If you are trying to reach one of those “current purpose/goals” mentioned above, it is necessary that you have different types of training involved in your plan. If your goal is to run a 6.2 mile race at 8 min pace, your 5 day/week 5 mile run at 8:30 pace isn’t going to get you there. Going out all 5 days/week as hard as you can every day also isn’t going to get you there. For the sake of the following discussion, let’s categorize types of runs in the following way:
* Endurance (longer tempo, longer race pace, progression, cut-downs)
* Strength (>800m intervals, long hills, shorter tempo, shorter race pace)
* Speed (<800m intervals, hills, fartleks, bursts)
* Base (easy, recovery, long)
There is no perfect way to break down different types of runs. This isn’t even how I typically look at them, but it works for the sake of this discussion. You can make your own categories for your own use if you want – the point will still be the same. Again, it’s all about finding the purpose in the run. Now for a real life example:
I had a conversation with a client recently about this very topic. We’ll call the client Bob. Bob wants to run a PR in a half marathon and is returning from a lay-off. Training has been going well, and we have about 4 weeks left to wrap it up before the race. Bob felt great for his recent long run of 10.5 miles and ran at a pace that is about 7 secs/mile slower than his PR pace. At the end, he was feeling good. The next day, his recovery run was a very slow one, and he felt very fatigued in his legs. Coming this week, the plan is to run a 12 miler with a progression component and have his hardest track workout to date along with some pacing work.
So, let’s break down the types of runs that Bob is running over 8-10 days or so starting with the 10.5 miler:
* Hard Base (10.5), Base (rec), Strength (race pace), Speed (track), Base (rec), Base/Endurance (long, progression)
In the above scenario though, the long run of 10.5 miles changed from a Base run to an Endurance run, and the purpose of that run changed, and the effort of that run increased. An increase in effort leads to a need for more recovery (Bob was miserable in his recovery run) and can potentially change the performance of the other key workouts in a training cycle. Ultimately, though, it makes sense as a runner to run faster when you can run faster. Bob’s question was “If I run a training run at 7 secs/mile slower than PR pace (vs 20-60+ secs slower as planned), that means I’ll race faster, right?”

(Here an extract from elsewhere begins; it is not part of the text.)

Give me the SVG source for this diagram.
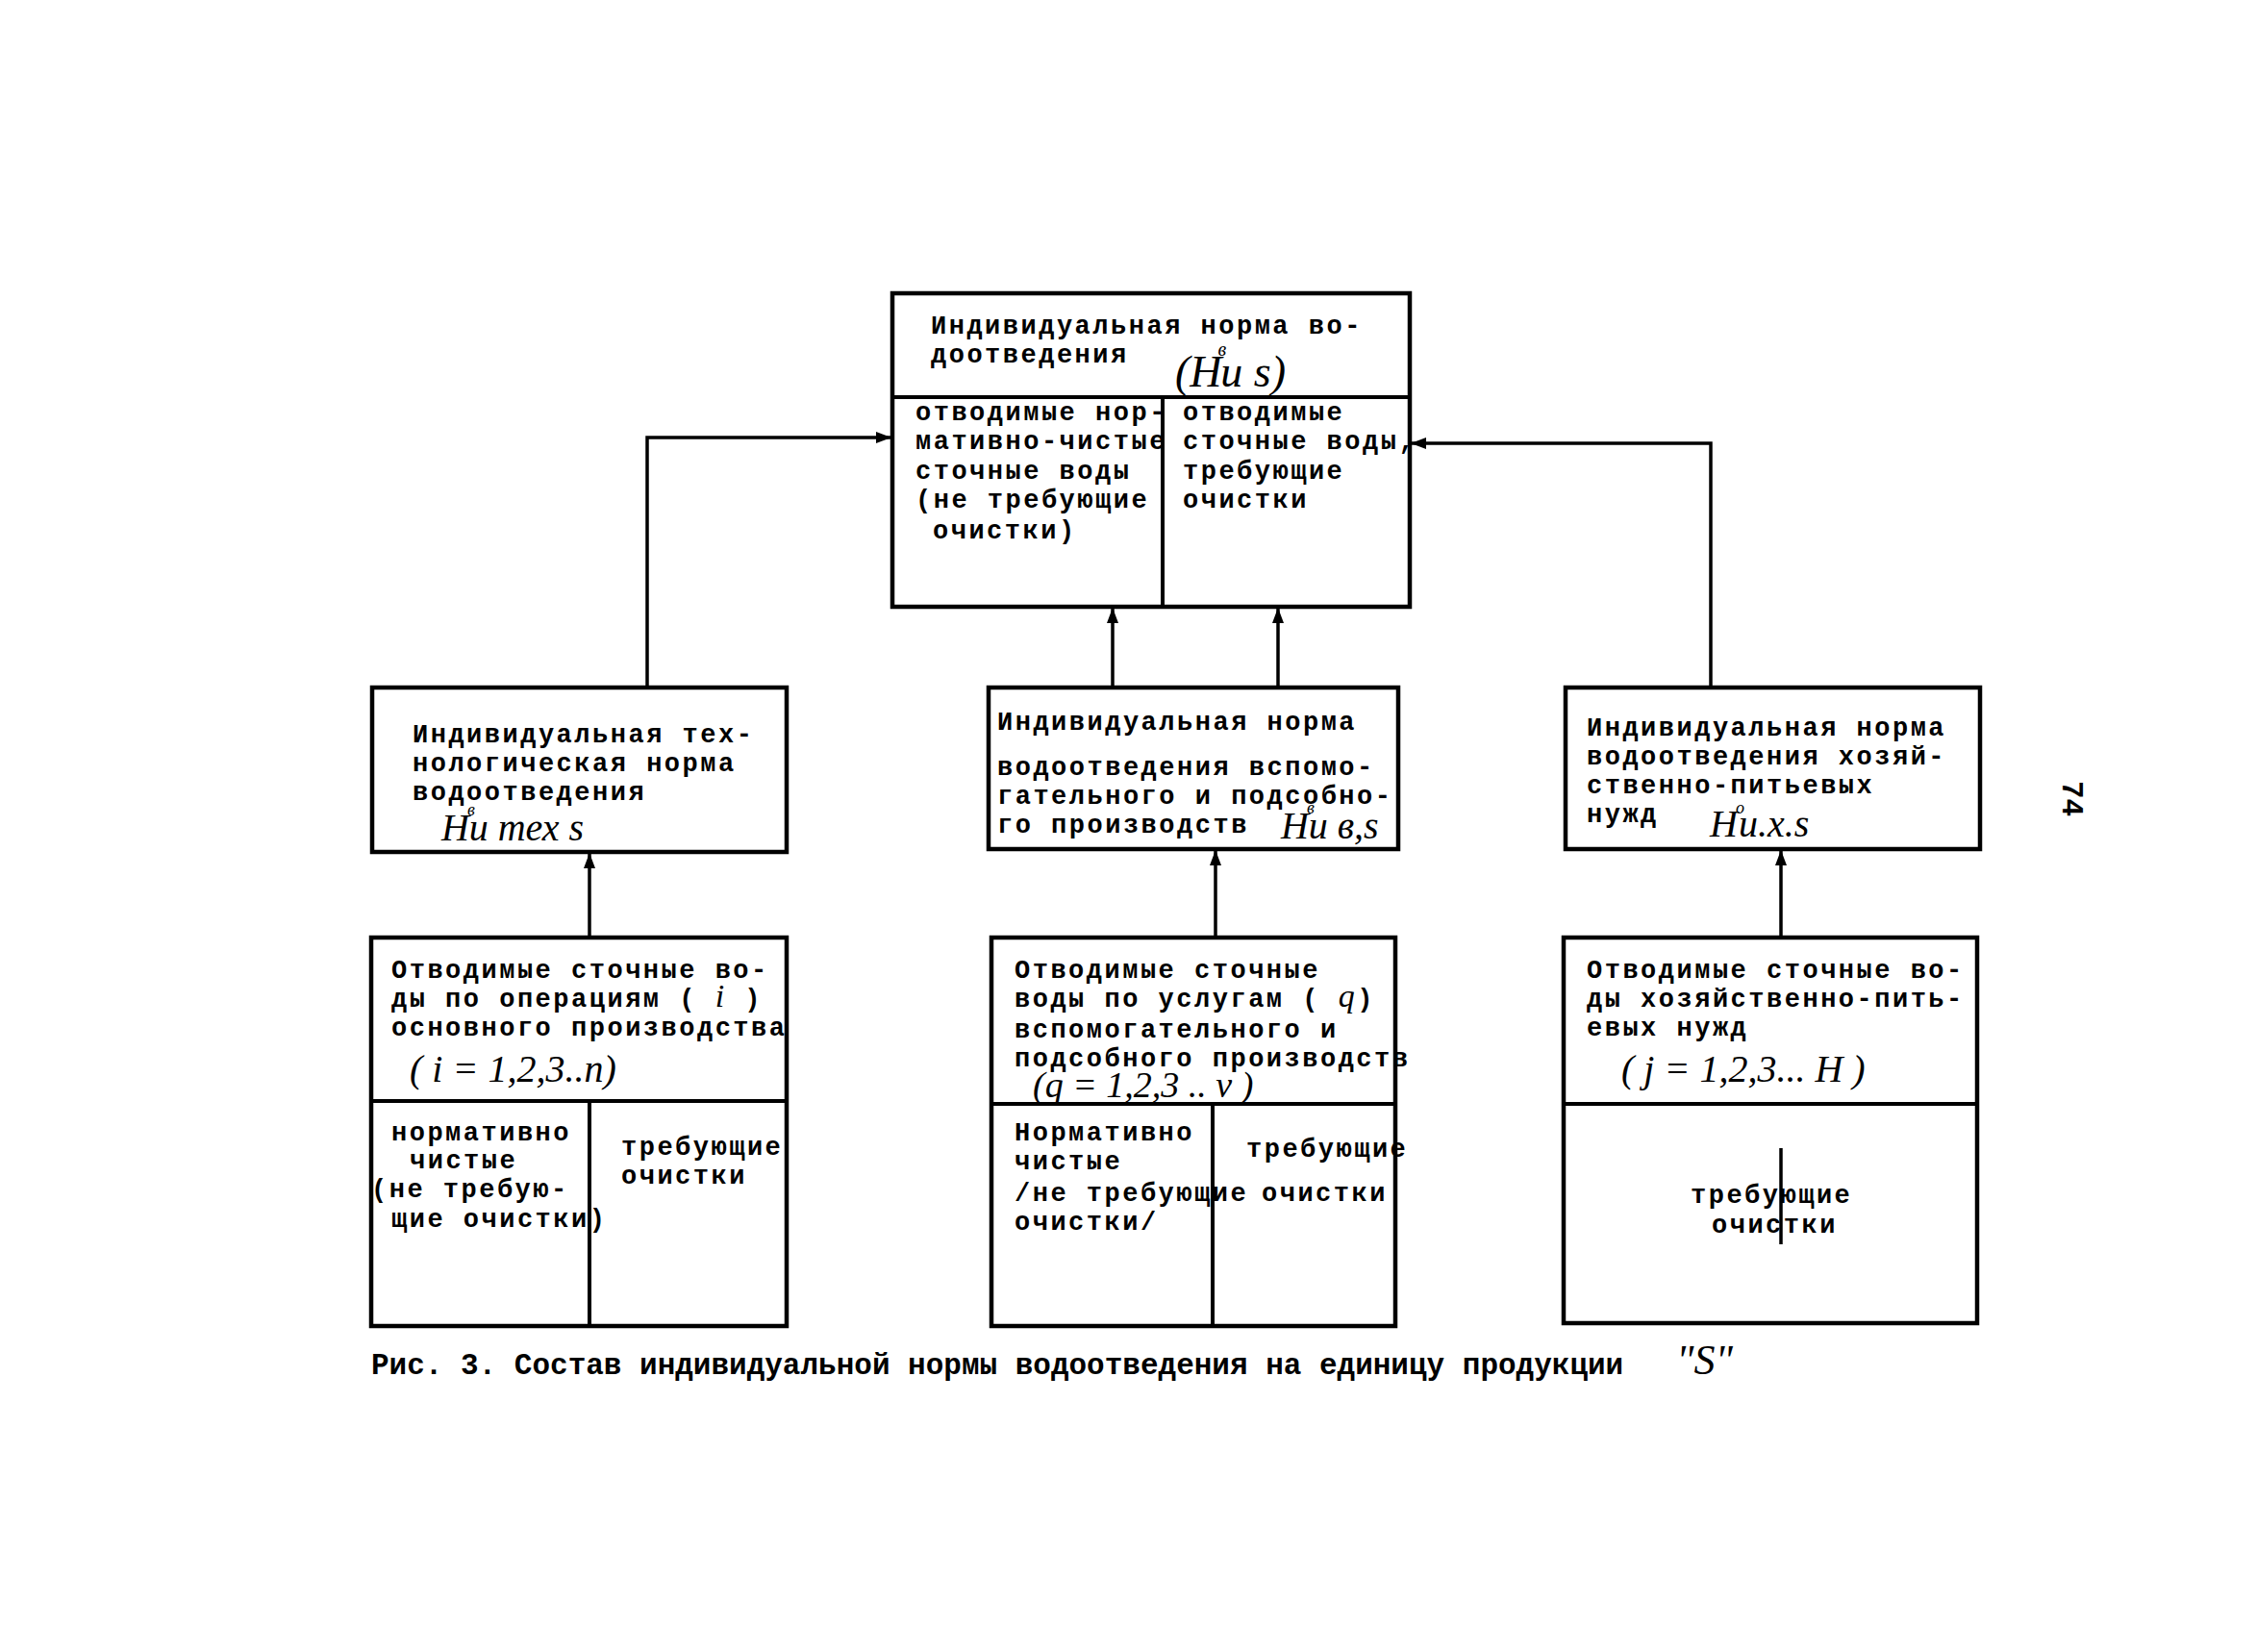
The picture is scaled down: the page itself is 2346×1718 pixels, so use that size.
<svg xmlns="http://www.w3.org/2000/svg" width="2346" height="1718" viewBox="0 0 2346 1718">
<style>
.box{fill:none;stroke:#000;stroke-width:4.5}
.div{stroke:#000;stroke-width:4}
.con{fill:none;stroke:#000;stroke-width:3.5}
.t{font-family:"Liberation Mono","DejaVu Sans Mono",monospace;font-size:27px;letter-spacing:2.5px;font-weight:bold;fill:#000}
.cap{font-family:"Liberation Mono","DejaVu Sans Mono",monospace;font-size:31px;font-weight:bold;fill:#000}
.h{font-family:"Liberation Serif","DejaVu Serif",serif;font-style:italic;fill:#000}
</style>
<defs>
<marker id="arr" viewBox="0 0 16 12" refX="15" refY="6" markerWidth="16" markerHeight="12" markerUnits="userSpaceOnUse" orient="auto">
<path d="M0,0 L16,6 L0,12 z" fill="#000"/>
</marker>
</defs>
<rect width="2346" height="1718" fill="#fff"/>

<g id="connectors">
<polyline class="con" points="673,715 673,455 926,455" marker-end="url(#arr)"/>
<polyline class="con" points="1779,715 1779,461 1468,461" marker-end="url(#arr)"/>
<line class="con" x1="1157" y1="715" x2="1157" y2="633" marker-end="url(#arr)"/>
<line class="con" x1="1329" y1="715" x2="1329" y2="633" marker-end="url(#arr)"/>
<line class="con" x1="613" y1="975" x2="613" y2="888" marker-end="url(#arr)"/>
<line class="con" x1="1264" y1="975" x2="1264" y2="885" marker-end="url(#arr)"/>
<line class="con" x1="1852" y1="975" x2="1852" y2="885" marker-end="url(#arr)"/>
</g>

<g id="top">
<rect class="box" x="928" y="305" width="538" height="326"/>
<line class="div" x1="928" y1="413" x2="1466" y2="413"/>
<line class="div" x1="1209" y1="413" x2="1209" y2="631"/>
<text class="t" x="968" y="347">Индивидуальная норма во-</text>
<text class="t" x="968" y="377">доотведения</text>
<text class="h" x="1222" y="402" font-size="46">(H<tspan font-size="20" dy="-32" dx="-4">в</tspan><tspan dy="32" dx="-6">и</tspan> s)</text>
<text class="t" x="952" y="437">отводимые нор-</text>
<text class="t" x="952" y="467">мативно-чистые</text>
<text class="t" x="952" y="498">сточные воды</text>
<text class="t" x="952" y="528">(не требующие</text>
<text class="t" x="970" y="560">очистки)</text>
<text class="t" x="1230" y="437">отводимые</text>
<text class="t" x="1230" y="467">сточные воды,</text>
<text class="t" x="1230" y="498">требующие</text>
<text class="t" x="1230" y="528">очистки</text>
</g>

<g id="mid-left">
<rect class="box" x="387" y="715" width="431" height="171"/>
<text class="t" x="429" y="772">Индивидуальная тех-</text>
<text class="t" x="429" y="802">нологическая норма</text>
<text class="t" x="429" y="832">водоотведения</text>
<text class="h" x="459" y="874" font-size="40">H<tspan font-size="18" dy="-26" dx="-2">в</tspan><tspan dy="26" dx="-6">и тех s</tspan></text>
</g>

<g id="mid-center">
<rect class="box" x="1028" y="715" width="426" height="168"/>
<text class="t" x="1037" y="759">Индивидуальная норма</text>
<text class="t" x="1037" y="806">водоотведения вспомо-</text>
<text class="t" x="1037" y="836">гательного и подсобно-</text>
<text class="t" x="1037" y="866">го производств</text>
<text class="h" x="1332" y="872" font-size="40">H<tspan font-size="18" dy="-26" dx="-2">в</tspan><tspan dy="26" dx="-6">и в,s</tspan></text>
</g>

<g id="mid-right">
<rect class="box" x="1628" y="715" width="431" height="168"/>
<text class="t" x="1650" y="765">Индивидуальная норма</text>
<text class="t" x="1650" y="795">водоотведения хозяй-</text>
<text class="t" x="1650" y="825">ственно-питьевых</text>
<text class="t" x="1650" y="855">нужд</text>
<text class="h" x="1778" y="870" font-size="40">H<tspan font-size="18" dy="-24" dx="-2">о</tspan><tspan dy="24" dx="-6">и.х.s</tspan></text>
</g>

<g id="bottom-left">
<rect class="box" x="386" y="975" width="432" height="404"/>
<line class="div" x1="386" y1="1145" x2="818" y2="1145"/>
<line class="div" x1="613" y1="1145" x2="613" y2="1379"/>
<text class="t" x="407" y="1017">Отводимые сточные во-</text>
<text class="t" x="407" y="1047">ды по операциям ( <tspan class="h" font-size="34" font-weight="normal">i</tspan> )</text>
<text class="t" x="407" y="1077">основного производства</text>
<text class="h" x="426" y="1125" font-size="40">( i = 1,2,3..n)</text>
<text class="t" x="407" y="1186">нормативно</text>
<text class="t" x="426" y="1215">чистые</text>
<text class="t" x="386" y="1245">(не требую-</text>
<text class="t" x="407" y="1276">щие очистки)</text>
<text class="t" x="646" y="1201">требующие</text>
<text class="t" x="646" y="1231">очистки</text>
</g>

<g id="bottom-center">
<rect class="box" x="1031" y="975" width="420" height="404"/>
<line class="div" x1="1031" y1="1148" x2="1451" y2="1148"/>
<line class="div" x1="1261" y1="1148" x2="1261" y2="1379"/>
<text class="t" x="1055" y="1017">Отводимые сточные</text>
<text class="t" x="1055" y="1047">воды по услугам ( <tspan class="h" font-size="34" font-weight="normal">q</tspan>)</text>
<text class="t" x="1055" y="1079">вспомогательного и</text>
<text class="t" x="1055" y="1109">подсобного производств</text>
<text class="h" x="1074" y="1141" font-size="38">(q = 1,2,3 .. v       )</text>
<text class="t" x="1055" y="1186">Нормативно</text>
<text class="t" x="1055" y="1216">чистые</text>
<text class="t" x="1055" y="1249">/не требующие</text>
<text class="t" x="1055" y="1279">очистки/</text>
<text class="t" x="1296" y="1203">требующие</text>
<text class="t" x="1312" y="1249">очистки</text>
</g>

<g id="bottom-right">
<rect class="box" x="1626" y="975" width="430" height="401"/>
<line class="div" x1="1626" y1="1148" x2="2056" y2="1148"/>
<text class="t" x="1650" y="1017">Отводимые сточные во-</text>
<text class="t" x="1650" y="1047">ды хозяйственно-пить-</text>
<text class="t" x="1650" y="1077">евых нужд</text>
<text class="h" x="1686" y="1125" font-size="40">( j = 1,2,3... H )</text>
<text class="t" x="1758" y="1251">требующие</text>
<text class="t" x="1780" y="1282">очистки</text>
<line class="con" x1="1852" y1="1194" x2="1852" y2="1294"/>
</g>

<g id="caption">
<text class="cap" x="386" y="1429">Рис. 3. Состав индивидуальной нормы водоотведения на единицу продукции</text>
<text class="h" x="1743" y="1429" font-size="44">"S"</text>
</g>

<text class="cap" x="2145" y="812" transform="rotate(90 2145 812)" font-size="36">74</text>
</svg>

Well, not necessarily. It all comes down to purpose. The purpose of that run was to be a Base Long run – time on feet, improved cardiovascular changes, improved fuel burning/clearing, promotion of bone/joint changes, etc. However, the purpose changed as the pace increased and it switched to an Endurance Long Run – lactate clearing, switching fuel sources earlier, fuller muscular effort, less time on feet, etc. Looking in a bigger picture, the Base Long run was setting us up for our hardest week yet … which includes a hard Base/Endurance run in the plan. Another factor here is that Bob’s pace was about 7 secs off of his PR pace (our goals is to break that), which is kind of in no-man’s land for pacing – it wasn’t race pace, it wasn’t tempo pace, it wasn’t easy pace – it was just a harder paced long run with no specific purpose at that point.

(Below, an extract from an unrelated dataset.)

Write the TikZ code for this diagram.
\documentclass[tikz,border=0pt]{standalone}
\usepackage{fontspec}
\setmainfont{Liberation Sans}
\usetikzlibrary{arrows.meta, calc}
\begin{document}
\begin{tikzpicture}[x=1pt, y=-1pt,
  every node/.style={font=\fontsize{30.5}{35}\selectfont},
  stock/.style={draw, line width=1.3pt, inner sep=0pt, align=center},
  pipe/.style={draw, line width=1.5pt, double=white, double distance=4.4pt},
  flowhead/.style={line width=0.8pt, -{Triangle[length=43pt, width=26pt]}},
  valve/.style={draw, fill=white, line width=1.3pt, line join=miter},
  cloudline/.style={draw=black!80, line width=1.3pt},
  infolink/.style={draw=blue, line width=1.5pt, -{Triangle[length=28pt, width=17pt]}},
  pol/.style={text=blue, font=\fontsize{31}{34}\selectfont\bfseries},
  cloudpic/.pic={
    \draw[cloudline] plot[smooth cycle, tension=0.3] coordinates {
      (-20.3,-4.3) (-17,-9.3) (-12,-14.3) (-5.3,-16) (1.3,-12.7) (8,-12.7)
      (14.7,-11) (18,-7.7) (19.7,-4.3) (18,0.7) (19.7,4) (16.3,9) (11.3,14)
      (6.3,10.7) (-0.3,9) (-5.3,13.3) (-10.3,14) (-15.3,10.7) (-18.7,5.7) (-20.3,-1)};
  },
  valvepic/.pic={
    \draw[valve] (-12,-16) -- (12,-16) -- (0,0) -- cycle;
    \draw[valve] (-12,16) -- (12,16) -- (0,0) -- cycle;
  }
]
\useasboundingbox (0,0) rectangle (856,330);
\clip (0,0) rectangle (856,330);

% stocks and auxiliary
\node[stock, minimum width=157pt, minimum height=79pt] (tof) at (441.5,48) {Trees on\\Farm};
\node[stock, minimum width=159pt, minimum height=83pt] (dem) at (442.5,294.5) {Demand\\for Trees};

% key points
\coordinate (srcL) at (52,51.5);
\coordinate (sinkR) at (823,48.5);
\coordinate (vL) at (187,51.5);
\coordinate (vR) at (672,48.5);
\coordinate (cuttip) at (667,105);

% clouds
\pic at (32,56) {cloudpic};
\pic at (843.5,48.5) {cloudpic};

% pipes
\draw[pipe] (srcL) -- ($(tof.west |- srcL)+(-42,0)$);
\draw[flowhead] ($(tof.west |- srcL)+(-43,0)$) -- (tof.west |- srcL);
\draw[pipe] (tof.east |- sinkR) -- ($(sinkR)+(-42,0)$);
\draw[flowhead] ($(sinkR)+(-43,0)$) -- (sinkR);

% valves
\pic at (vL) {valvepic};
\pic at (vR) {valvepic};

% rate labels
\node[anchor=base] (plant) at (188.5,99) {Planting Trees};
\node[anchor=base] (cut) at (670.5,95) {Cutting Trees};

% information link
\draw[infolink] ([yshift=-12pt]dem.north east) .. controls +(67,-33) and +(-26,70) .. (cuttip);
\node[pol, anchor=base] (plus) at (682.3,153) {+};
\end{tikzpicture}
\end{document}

So, now the question for this runner becomes what is the impact going to be from that workout that lost its purpose??? Does it change performance in the upcoming hard runs? Does it start a cycle of overtraining? Does it workout great and have a positive impact? Does it lead to an injury?
Another common area where purpose is lost is in the easy and recovery runs. Often, runners are feeling good and decide to go ahead and push the pace on an easy/recovery day, even though they know the purpose is to stay easy and recover. In the moment, this does no harm. But in the larger scheme, this can have a negative impact leading to lower performance in a Strength workout or Speed workout later in the week … and ultimately, it can lead to a subpar race performance due to overtraining.
So, what is the moral of the story? Think about what your purpose is in each run – both in the short term and the long term. What is the purpose of today’s workout? This one question can help keep you on track in your training and keep you performing at your optimum level. This doesn’t mean that you have to be locked in to a specific plan or not make any changes to your workouts or plans. In fact, it is the opposite of that. Keeping in tune with your purpose in a workout can provide a lot of freedom. It just requires that you change the workout with a training purpose in mind … add a rep/set to an interval workout, add a cut-down/progression to the end of a long run, do hill sprints instead of track work when the track is closed. Just keep in mind why you are doing what you are doing.